═══ Given material ═══

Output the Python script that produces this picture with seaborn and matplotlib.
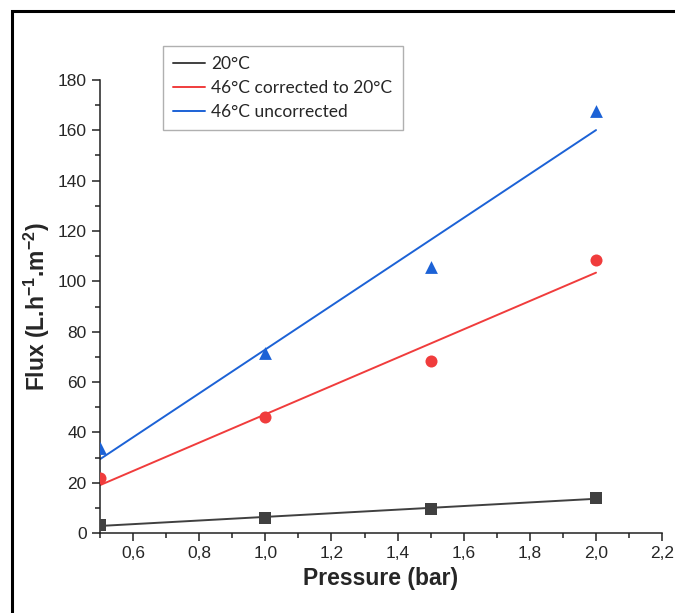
import numpy as np
import pandas as pd
import matplotlib
matplotlib.use("Agg")
import matplotlib.pyplot as plt
import seaborn as sns
from matplotlib.patches import Rectangle
from matplotlib.ticker import MultipleLocator, FuncFormatter

# data
pressure = [0.5, 1.0, 1.5, 2.0]
flux_20 = [3.2, 6.0, 9.6, 14.0]
flux_46_corr = [22.0, 46.1, 68.4, 108.4]
flux_46_raw = [33.8, 71.5, 105.8, 167.7]

series_names = ["20°C", "46°C corrected to 20°C", "46°C uncorrected"]
series_colors = ["#404040", "#f03c3c", "#1c62d6"]
series_markers = ["s", "o", "^"]
marker_sizes = [70, 75, 85]

sns.set_style("ticks")
plt.rcParams['font.family'] = ['Liberation Sans', 'DejaVu Sans']
plt.rcParams['mathtext.fontset'] = 'custom'
plt.rcParams['mathtext.rm'] = 'Liberation Sans'
plt.rcParams['mathtext.bf'] = 'Liberation Sans:bold'

df = pd.DataFrame({
    'pressure': pressure * 3,
    'flux': flux_20 + flux_46_corr + flux_46_raw,
    'series': np.repeat(series_names, len(pressure)),
})

fig = plt.figure(figsize=(6.75, 6.13), dpi=100)
ax = fig.add_axes([0.148, 0.1305, 0.833, 0.739])

# points + linear fit for each temperature
for name, col, mk, ms in zip(series_names, series_colors, series_markers, marker_sizes):
    sub = df[df['series'] == name]
    sns.regplot(data=sub, x='pressure', y='flux', ax=ax, ci=None, color=col,
                marker=mk, truncate=True,
                scatter_kws={'s': ms, 'alpha': 1, 'linewidths': 0, 'zorder': 3},
                line_kws={'lw': 1.4, 'label': name})

ax.set_xlim(0.5, 2.2)
ax.set_ylim(0, 180)
ax.xaxis.set_major_locator(MultipleLocator(0.2))
ax.xaxis.set_minor_locator(MultipleLocator(0.1))
ax.yaxis.set_major_locator(MultipleLocator(20))
ax.yaxis.set_minor_locator(MultipleLocator(10))
ax.xaxis.set_major_formatter(FuncFormatter(lambda v, p: f"{v:.1f}".replace('.', ',')))
ax.yaxis.set_major_formatter(FuncFormatter(lambda v, p: f"{v:.0f}"))
ax.tick_params(which='major', direction='out', length=6, width=1.1, labelsize=12.5, color='#222222')
ax.tick_params(which='minor', direction='out', length=3.5, width=1.1, color='#222222')
for s in ['top', 'right']:
    ax.spines[s].set_visible(False)
for s in ['left', 'bottom']:
    ax.spines[s].set_linewidth(1.1)
    ax.spines[s].set_color('#222222')

ax.set_xlabel("Pressure (bar)", fontsize=16.5, fontweight='bold')
ax.set_ylabel(r"Flux (L.h$^{\mathbf{-1}}$.m$^{\mathbf{-2}}$)", fontsize=16.5, fontweight='bold')
ax.xaxis.set_label_coords(0.5, -0.075)
ax.yaxis.set_label_coords(-0.085, 0.5)

handles, labels = ax.get_legend_handles_labels()
leg = ax.legend(handles, labels, loc='upper left', bbox_to_anchor=(0.112, 1.075),
                frameon=True, fancybox=False, edgecolor='#b0b0b0', framealpha=1,
                handlelength=1.8, handletextpad=0.4,
                labelspacing=0.45, borderpad=0.6, borderaxespad=0,
                prop={'family': ['Lato', 'DejaVu Sans'], 'size': 12.5})
leg.get_frame().set_linewidth(1.0)

# frame round the whole figure
fig.patches.append(Rectangle((12 / 675, -0.02), 1.1, 1 - 11 / 613 + 0.02,
                             transform=fig.transFigure, fill=False,
                             edgecolor='black', linewidth=2.2))

fig.savefig("out.png", dpi=100)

═══

Copy the listing over exactly, skipping the pictures it holds.

**Final answer:**
Output the Python script that produces this picture with seaborn and matplotlib.
import numpy as np
import pandas as pd
import matplotlib
matplotlib.use("Agg")
import matplotlib.pyplot as plt
import seaborn as sns
from matplotlib.patches import Rectangle
from matplotlib.ticker import MultipleLocator, FuncFormatter

# data
pressure = [0.5, 1.0, 1.5, 2.0]
flux_20 = [3.2, 6.0, 9.6, 14.0]
flux_46_corr = [22.0, 46.1, 68.4, 108.4]
flux_46_raw = [33.8, 71.5, 105.8, 167.7]

series_names = ["20°C", "46°C corrected to 20°C", "46°C uncorrected"]
series_colors = ["#404040", "#f03c3c", "#1c62d6"]
series_markers = ["s", "o", "^"]
marker_sizes = [70, 75, 85]

sns.set_style("ticks")
plt.rcParams['font.family'] = ['Liberation Sans', 'DejaVu Sans']
plt.rcParams['mathtext.fontset'] = 'custom'
plt.rcParams['mathtext.rm'] = 'Liberation Sans'
plt.rcParams['mathtext.bf'] = 'Liberation Sans:bold'

df = pd.DataFrame({
    'pressure': pressure * 3,
    'flux': flux_20 + flux_46_corr + flux_46_raw,
    'series': np.repeat(series_names, len(pressure)),
})

fig = plt.figure(figsize=(6.75, 6.13), dpi=100)
ax = fig.add_axes([0.148, 0.1305, 0.833, 0.739])

# points + linear fit for each temperature
for name, col, mk, ms in zip(series_names, series_colors, series_markers, marker_sizes):
    sub = df[df['series'] == name]
    sns.regplot(data=sub, x='pressure', y='flux', ax=ax, ci=None, color=col,
                marker=mk, truncate=True,
                scatter_kws={'s': ms, 'alpha': 1, 'linewidths': 0, 'zorder': 3},
                line_kws={'lw': 1.4, 'label': name})

ax.set_xlim(0.5, 2.2)
ax.set_ylim(0, 180)
ax.xaxis.set_major_locator(MultipleLocator(0.2))
ax.xaxis.set_minor_locator(MultipleLocator(0.1))
ax.yaxis.set_major_locator(MultipleLocator(20))
ax.yaxis.set_minor_locator(MultipleLocator(10))
ax.xaxis.set_major_formatter(FuncFormatter(lambda v, p: f"{v:.1f}".replace('.', ',')))
ax.yaxis.set_major_formatter(FuncFormatter(lambda v, p: f"{v:.0f}"))
ax.tick_params(which='major', direction='out', length=6, width=1.1, labelsize=12.5, color='#222222')
ax.tick_params(which='minor', direction='out', length=3.5, width=1.1, color='#222222')
for s in ['top', 'right']:
    ax.spines[s].set_visible(False)
for s in ['left', 'bottom']:
    ax.spines[s].set_linewidth(1.1)
    ax.spines[s].set_color('#222222')

ax.set_xlabel("Pressure (bar)", fontsize=16.5, fontweight='bold')
ax.set_ylabel(r"Flux (L.h$^{\mathbf{-1}}$.m$^{\mathbf{-2}}$)", fontsize=16.5, fontweight='bold')
ax.xaxis.set_label_coords(0.5, -0.075)
ax.yaxis.set_label_coords(-0.085, 0.5)

handles, labels = ax.get_legend_handles_labels()
leg = ax.legend(handles, labels, loc='upper left', bbox_to_anchor=(0.112, 1.075),
                frameon=True, fancybox=False, edgecolor='#b0b0b0', framealpha=1,
                handlelength=1.8, handletextpad=0.4,
                labelspacing=0.45, borderpad=0.6, borderaxespad=0,
                prop={'family': ['Lato', 'DejaVu Sans'], 'size': 12.5})
leg.get_frame().set_linewidth(1.0)

# frame round the whole figure
fig.patches.append(Rectangle((12 / 675, -0.02), 1.1, 1 - 11 / 613 + 0.02,
                             transform=fig.transFigure, fill=False,
                             edgecolor='black', linewidth=2.2))

fig.savefig("out.png", dpi=100)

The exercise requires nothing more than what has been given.